You start right here, Will...
http://en.wikipedia.org/wiki/Derrida
Crack open one of his books. Click the "edit this page" button up top. And away you go! :-)
Carcharoth
On Dec 18, 2008, at 4:52 AM, WJhonson@aol.com wrote:
Surely we can figure out how to summarize Derida, or anyone else, without injecting too much of our own overt positioning into the summary.
I don't think that's the problem, Will. I think most anyone who would want to summarize Derrida on Wikipedia can do that.
The problem is that WP:NOR says explicitly that they're not allowed to. It says, and I quote,
"a primary source may be used only to make descriptive claims, the accuracy of which is easily verifiable by any reasonable, educated person without specialist knowledge."
Now, perhaps you don't think that explicitly rules out Derrida. But on the face of it, it does.
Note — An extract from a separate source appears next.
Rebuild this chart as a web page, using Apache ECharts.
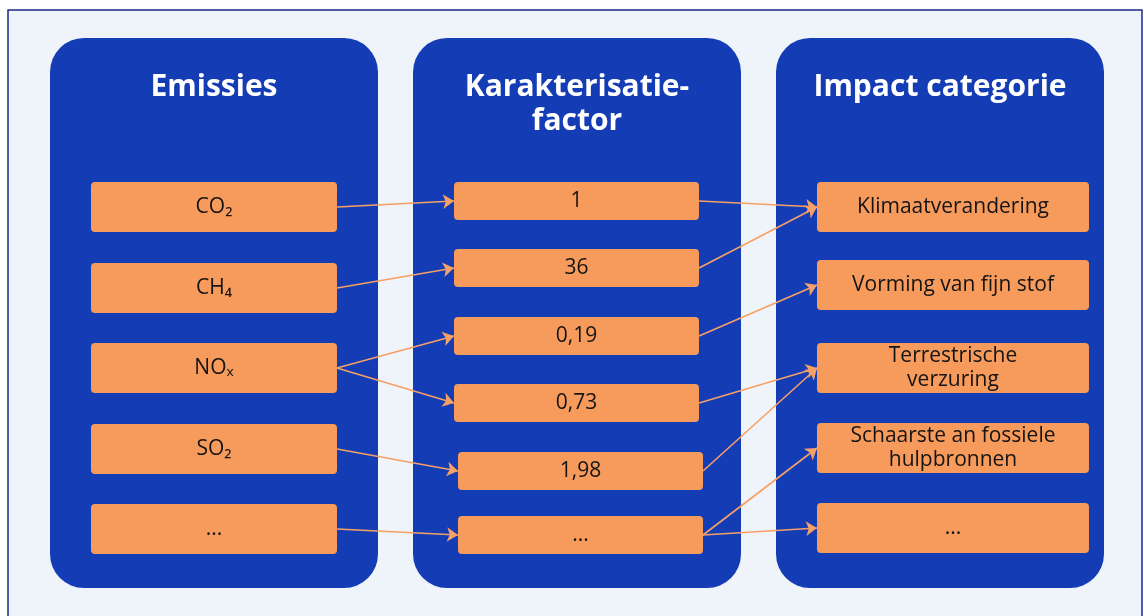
<!DOCTYPE html>
<html>
<head>
<meta charset="utf-8">
<script src="https://cdn.jsdelivr.net/npm/echarts@6/dist/echarts.min.js"></script>
<style>
  html, body { margin: 0; padding: 0; background: #ffffff; }
  #chart { width: 1144px; height: 616px; }
</style>
</head>
<body>
<div id="chart"></div>
<script>
// Data: the three columns and the links between them
var panelTitles = ['Emissies', 'Karakterisatie-\nfactor', 'Impact categorie'];
var emissies = ['CO₂', 'CH₄', 'NOₓ', 'SO₂', '...'];
var factoren = ['1', '36', '0,19', '0,73', '1,98', '...'];
var impacts = ['Klimaatverandering', 'Vorming van fijn stof', 'Terrestrische\nverzuring', 'Schaarste an fossiele\nhulpbronnen', '...'];
// [emissie index, factor index]
var linksEmissieFactor = [[0, 0], [1, 1], [2, 2], [2, 3], [3, 4], [4, 5]];
// [factor index, impact index]
var linksFactorImpact = [[0, 0], [1, 0], [2, 1], [3, 2], [4, 2], [5, 3], [5, 4]];

// Layout (pixel space of the hidden axes)
var panelLeft = [50, 413, 776], panelWidth = 328, panelTop = 38, panelBottom = 588;
var colLayout = [
    { left: [91, 91, 91, 91, 91], width: 246, height: 50, top: [182, 263, 343, 424, 504] },
    { left: [454, 454, 454, 454, 458, 458], width: 245, height: 38, top: [182, 249, 317, 384, 452, 516] },
    { left: [817, 817, 817, 817, 817], width: 272, height: 50, top: [182, 260, 343, 423, 503] }
];

var blue = '#133cb5', orange = '#f79b5c', lineOrange = '#f6a066';
var fontFamily = '"Open Sans", "Noto Sans", sans-serif';

var columns = [emissies, factoren, impacts];
var boxData = [];
columns.forEach(function(labels, c) {
    labels.forEach(function(label, i) {
        var l = colLayout[c];
        boxData.push([l.left[i], l.top[i], l.width, l.height, label]);
    });
});
var panelData = panelLeft.map(function(x, i) {
    return [x, panelTop, panelWidth, panelBottom - panelTop, panelTitles[i]];
});

function rightMid(c, i) {
    var l = colLayout[c];
    return [l.left[i] + l.width, l.top[i] + l.height / 2];
}
function leftMid(c, i) {
    var l = colLayout[c];
    return [l.left[i], l.top[i] + l.height / 2];
}
var arrowData = [];
linksEmissieFactor.forEach(function(p) {
    arrowData.push({ coords: [rightMid(0, p[0]), leftMid(1, p[1])] });
});
linksFactorImpact.forEach(function(p) {
    arrowData.push({ coords: [rightMid(1, p[0]), leftMid(2, p[1])] });
});

var chart = echarts.init(document.getElementById('chart'));
var option = {
    backgroundColor: '#ffffff',
    animation: false,
    grid: { left: 0, right: 0, top: 0, bottom: 0 },
    xAxis: { type: 'value', min: 0, max: 1144, show: false },
    yAxis: { type: 'value', min: 0, max: 616, inverse: true, show: false },
    series: [
        {
            // frame
            type: 'custom',
            silent: true,
            z: 1,
            data: [[8, 10, 1134, 620]],
            renderItem: function(params, api) {
                var p = api.coord([api.value(0), api.value(1)]);
                var s = api.size([api.value(2), api.value(3)]);
                return {
                    type: 'rect',
                    shape: { x: p[0], y: p[1], width: s[0], height: s[1] },
                    style: { fill: '#eff3fa', stroke: '#1a2a88', lineWidth: 1.5 }
                };
            }
        },
        {
            // panels with titles
            type: 'custom',
            silent: true,
            z: 2,
            data: panelData,
            renderItem: function(params, api) {
                var d = panelData[params.dataIndex];
                var p = api.coord([d[0], d[1]]);
                var s = api.size([d[2], d[3]]);
                return {
                    type: 'group',
                    children: [{
                        type: 'rect',
                        shape: { x: p[0], y: p[1], width: s[0], height: s[1], r: 34 },
                        style: { fill: blue }
                    }, {
                        type: 'text',
                        x: p[0] + s[0] / 2,
                        y: p[1] + 32,
                        style: {
                            text: d[4],
                            fill: '#ffffff',
                            font: 'bold 30px ' + fontFamily,
                            lineHeight: 34,
                            align: 'center',
                            verticalAlign: 'top'
                        }
                    }]
                };
            }
        },
        {
            // boxes
            type: 'custom',
            silent: true,
            z: 3,
            data: boxData,
            renderItem: function(params, api) {
                var d = boxData[params.dataIndex];
                var p = api.coord([d[0], d[1]]);
                var s = api.size([d[2], d[3]]);
                return {
                    type: 'group',
                    children: [{
                        type: 'rect',
                        shape: { x: p[0], y: p[1], width: s[0], height: s[1], r: 4 },
                        style: { fill: orange }
                    }, {
                        type: 'text',
                        x: p[0] + s[0] / 2,
                        y: p[1] + s[1] / 2,
                        style: {
                            text: d[4],
                            fill: '#141414',
                            font: '21px ' + fontFamily,
                            lineHeight: 24,
                            align: 'center',
                            verticalAlign: 'middle'
                        }
                    }]
                };
            }
        },
        {
            type: 'lines',
            coordinateSystem: 'cartesian2d',
            z: 4,
            silent: true,
            symbol: ['none', 'arrow'],
            symbolSize: 11,
            lineStyle: { color: lineOrange, width: 1.6, opacity: 1 },
            data: arrowData
        }
    ]
};
chart.setOption(option);
</script>
</body>
</html>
And in plenty of people's interpretations, it does.
I mean, I agree with you on what you say should be allowed. The problem is that Wikipedia policy does not agree with us.
-Phil
On Thu, Dec 18, 2008 at 09:12:26AM -0500, Phil Sandifer wrote:
"a primary source may be used only to make descriptive claims, the accuracy of which is easily verifiable by any reasonable, educated person without specialist knowledge."
The way I have always read that par of NOR, books ''about Derrida'' are secondary sources, which do not have this "without specialist knowledge" proviso. It's only if you want to write your article directly from Derrida's work that the primary sources issue comes into play.